Figure scripts:
__________
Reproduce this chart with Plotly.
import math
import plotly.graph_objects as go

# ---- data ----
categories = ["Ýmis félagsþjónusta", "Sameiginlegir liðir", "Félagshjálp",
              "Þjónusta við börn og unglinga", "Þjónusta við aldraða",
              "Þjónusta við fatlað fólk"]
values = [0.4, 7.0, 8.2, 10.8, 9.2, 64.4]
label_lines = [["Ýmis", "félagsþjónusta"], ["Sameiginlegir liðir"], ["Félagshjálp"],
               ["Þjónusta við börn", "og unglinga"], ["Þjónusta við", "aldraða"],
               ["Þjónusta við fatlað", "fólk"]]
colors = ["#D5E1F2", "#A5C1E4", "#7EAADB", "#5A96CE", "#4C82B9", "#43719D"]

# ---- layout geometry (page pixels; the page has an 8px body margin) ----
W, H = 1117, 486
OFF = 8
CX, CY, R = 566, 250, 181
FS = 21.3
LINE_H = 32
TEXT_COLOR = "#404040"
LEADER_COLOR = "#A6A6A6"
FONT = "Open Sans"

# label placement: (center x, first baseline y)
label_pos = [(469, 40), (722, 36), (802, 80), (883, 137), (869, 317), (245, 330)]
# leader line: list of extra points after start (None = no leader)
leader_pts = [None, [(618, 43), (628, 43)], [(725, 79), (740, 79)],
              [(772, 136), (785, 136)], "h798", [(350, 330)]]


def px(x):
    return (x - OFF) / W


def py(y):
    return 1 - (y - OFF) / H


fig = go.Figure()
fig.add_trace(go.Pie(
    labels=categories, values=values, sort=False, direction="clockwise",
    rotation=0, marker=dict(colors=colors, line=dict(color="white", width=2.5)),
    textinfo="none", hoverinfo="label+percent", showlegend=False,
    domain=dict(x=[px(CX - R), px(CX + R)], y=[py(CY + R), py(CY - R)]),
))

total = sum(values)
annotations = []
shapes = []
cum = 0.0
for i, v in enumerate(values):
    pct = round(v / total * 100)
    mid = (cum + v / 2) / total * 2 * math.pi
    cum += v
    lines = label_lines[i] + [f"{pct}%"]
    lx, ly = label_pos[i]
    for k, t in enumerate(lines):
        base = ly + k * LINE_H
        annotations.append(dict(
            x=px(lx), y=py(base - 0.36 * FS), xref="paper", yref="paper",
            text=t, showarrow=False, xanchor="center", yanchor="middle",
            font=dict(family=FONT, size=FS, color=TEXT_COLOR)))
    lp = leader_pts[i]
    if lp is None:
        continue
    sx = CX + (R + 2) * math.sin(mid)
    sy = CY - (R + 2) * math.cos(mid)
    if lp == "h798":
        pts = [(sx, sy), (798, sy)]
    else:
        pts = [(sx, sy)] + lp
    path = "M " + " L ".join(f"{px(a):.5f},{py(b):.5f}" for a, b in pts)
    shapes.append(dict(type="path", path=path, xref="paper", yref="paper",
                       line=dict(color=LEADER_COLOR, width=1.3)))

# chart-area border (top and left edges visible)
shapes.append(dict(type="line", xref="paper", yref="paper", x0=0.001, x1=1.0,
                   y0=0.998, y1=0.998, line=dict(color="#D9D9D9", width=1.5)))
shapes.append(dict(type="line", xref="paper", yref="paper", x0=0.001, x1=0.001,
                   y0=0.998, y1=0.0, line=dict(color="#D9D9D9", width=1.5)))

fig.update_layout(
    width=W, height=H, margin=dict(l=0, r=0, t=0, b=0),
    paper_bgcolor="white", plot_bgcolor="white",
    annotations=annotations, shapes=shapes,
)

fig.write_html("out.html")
__________
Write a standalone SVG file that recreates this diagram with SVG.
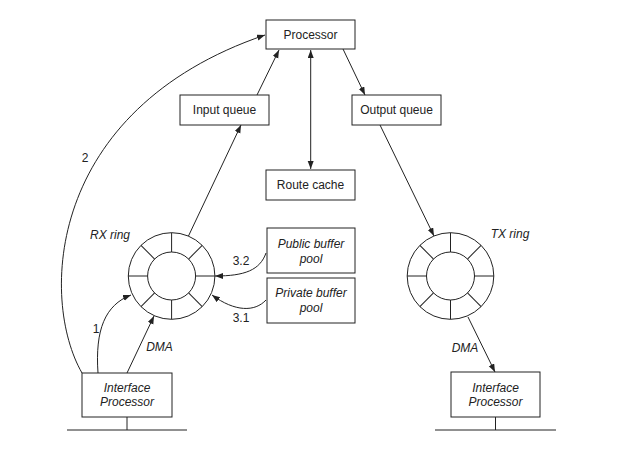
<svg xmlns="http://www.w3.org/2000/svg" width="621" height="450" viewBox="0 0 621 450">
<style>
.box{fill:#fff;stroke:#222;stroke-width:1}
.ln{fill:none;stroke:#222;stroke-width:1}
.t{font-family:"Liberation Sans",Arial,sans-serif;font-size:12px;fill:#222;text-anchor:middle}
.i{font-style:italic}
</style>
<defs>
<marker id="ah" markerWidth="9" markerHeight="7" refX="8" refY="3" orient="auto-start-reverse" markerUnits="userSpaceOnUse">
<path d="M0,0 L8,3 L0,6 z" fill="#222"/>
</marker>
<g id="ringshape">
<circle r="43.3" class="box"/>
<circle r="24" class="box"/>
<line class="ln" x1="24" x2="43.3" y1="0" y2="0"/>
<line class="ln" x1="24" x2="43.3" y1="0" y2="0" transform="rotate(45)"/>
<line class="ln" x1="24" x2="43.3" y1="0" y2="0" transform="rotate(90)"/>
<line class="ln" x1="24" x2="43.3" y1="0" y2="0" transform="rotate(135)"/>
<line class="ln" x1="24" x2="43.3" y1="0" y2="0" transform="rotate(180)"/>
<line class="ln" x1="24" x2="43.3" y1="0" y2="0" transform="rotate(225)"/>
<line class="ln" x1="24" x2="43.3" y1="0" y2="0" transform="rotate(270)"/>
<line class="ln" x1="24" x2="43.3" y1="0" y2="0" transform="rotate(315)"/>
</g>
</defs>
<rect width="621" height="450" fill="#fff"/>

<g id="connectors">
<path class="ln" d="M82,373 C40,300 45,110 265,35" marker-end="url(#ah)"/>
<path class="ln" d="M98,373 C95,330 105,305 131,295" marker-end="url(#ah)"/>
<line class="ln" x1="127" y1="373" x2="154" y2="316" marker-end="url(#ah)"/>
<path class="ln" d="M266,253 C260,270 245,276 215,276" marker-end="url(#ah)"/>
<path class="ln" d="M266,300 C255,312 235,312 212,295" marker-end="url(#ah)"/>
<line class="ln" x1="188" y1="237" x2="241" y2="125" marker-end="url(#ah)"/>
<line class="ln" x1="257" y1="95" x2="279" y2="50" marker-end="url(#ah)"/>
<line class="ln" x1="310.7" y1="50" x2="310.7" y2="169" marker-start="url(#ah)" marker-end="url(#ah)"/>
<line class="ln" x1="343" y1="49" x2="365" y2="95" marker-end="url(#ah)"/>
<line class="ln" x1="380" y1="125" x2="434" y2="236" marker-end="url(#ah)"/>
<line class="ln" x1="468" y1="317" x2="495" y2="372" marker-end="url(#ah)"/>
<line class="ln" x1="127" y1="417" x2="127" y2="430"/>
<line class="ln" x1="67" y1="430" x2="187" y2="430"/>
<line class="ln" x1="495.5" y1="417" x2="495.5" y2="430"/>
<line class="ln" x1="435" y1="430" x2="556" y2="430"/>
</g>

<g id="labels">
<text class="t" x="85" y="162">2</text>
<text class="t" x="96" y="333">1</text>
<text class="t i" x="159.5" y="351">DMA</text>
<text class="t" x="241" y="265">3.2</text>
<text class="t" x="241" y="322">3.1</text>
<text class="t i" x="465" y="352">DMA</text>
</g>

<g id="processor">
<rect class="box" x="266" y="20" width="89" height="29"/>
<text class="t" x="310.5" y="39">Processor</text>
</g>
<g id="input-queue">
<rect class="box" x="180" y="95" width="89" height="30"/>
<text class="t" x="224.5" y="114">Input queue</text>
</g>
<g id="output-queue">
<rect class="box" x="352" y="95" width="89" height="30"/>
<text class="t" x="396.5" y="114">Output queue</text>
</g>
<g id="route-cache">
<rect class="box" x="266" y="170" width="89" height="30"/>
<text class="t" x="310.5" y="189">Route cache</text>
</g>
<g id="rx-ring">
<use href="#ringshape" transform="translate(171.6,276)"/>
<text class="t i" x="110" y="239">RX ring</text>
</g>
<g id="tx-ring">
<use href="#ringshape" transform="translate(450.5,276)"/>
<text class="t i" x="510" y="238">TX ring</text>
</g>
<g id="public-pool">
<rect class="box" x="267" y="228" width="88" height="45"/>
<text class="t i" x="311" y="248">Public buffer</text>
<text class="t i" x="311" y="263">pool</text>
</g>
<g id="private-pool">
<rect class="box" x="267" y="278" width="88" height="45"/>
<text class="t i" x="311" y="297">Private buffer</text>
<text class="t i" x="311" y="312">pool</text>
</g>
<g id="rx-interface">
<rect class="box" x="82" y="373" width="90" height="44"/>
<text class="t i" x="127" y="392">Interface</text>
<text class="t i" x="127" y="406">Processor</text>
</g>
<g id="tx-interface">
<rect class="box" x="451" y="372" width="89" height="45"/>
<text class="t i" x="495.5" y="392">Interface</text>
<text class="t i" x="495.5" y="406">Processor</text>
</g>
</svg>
__________
## SHORT EXERCISE
Of the lines above, retype only those from the line containing "Reproduce this chart with Plotly." through the line containing "import plotly.graph_objects as go", including both, exactly.

## RESULT OF THE TASK
Reproduce this chart with Plotly.
import math
import plotly.graph_objects as go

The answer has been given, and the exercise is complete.